To create the above image, Pierre Markuse pulled images from ESA's Sentinel-2B satellite. Part of the Copernicus imaging program, it can deliver high-resolution images down to 10 meters (33 feet) in 13 spectral bands from 443 to 2190 nanometers, including visible, near-infrared and shortwave infrared (SWIR) bands.
Using a special script (available to anyone who wants to try it), Markuse combined visible light to show the steam and topography, with SWIR bands that highlight the eruption plume and lava flows. Afterwards, he did a touch of color correction so that everything looked more natural. The visible light image, shown above, doesn't reveal the lava streams at all, but you would certainly see them glowing orange from ground level.

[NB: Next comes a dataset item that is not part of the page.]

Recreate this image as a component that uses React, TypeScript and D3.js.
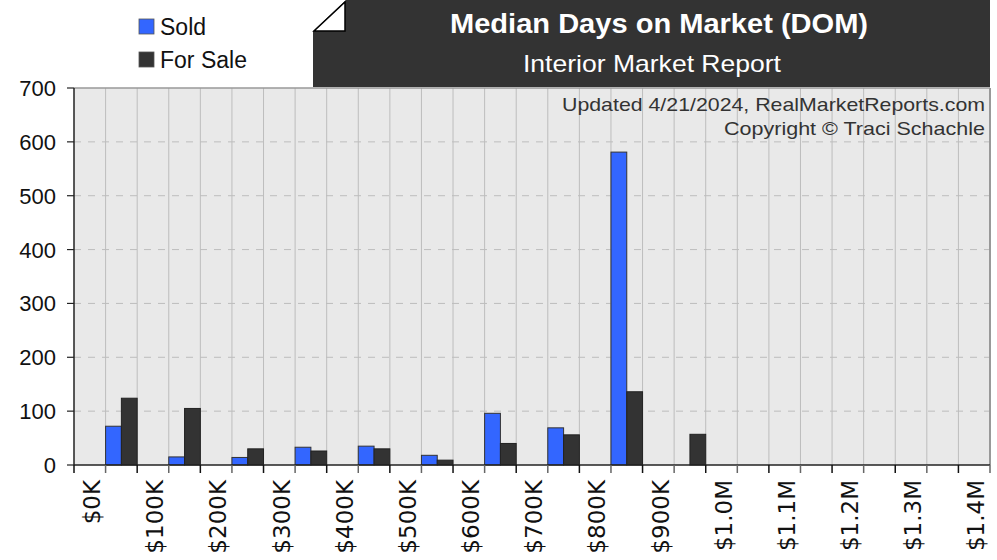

So, while the image is certainly manipulated, it does reflect the reality of the situation. "This way, the SWIR emission caused by the heat of the lava show up brightly and create a nice visualization of the lava flow," Markuse told Engadget. You can also use the script to create a SWIR overlay that shows the precise track of the lava overlaid onto a regular map, as shown here.
Despite the many, many dramatic images of the lava flow and fissures that we've seen since Kilauwea started erupting on May 3, Markuse's false color satellite image really brings the scale of the disaster home. As it stands now, hundreds of residents (including the Big Island's mayor) have lost their primary or secondary residences. The floor of the volcano has collapsed by 300 feet, and thousands of earthquakes have shaken the island. And as it stands now, there's no end in sight to the destruction.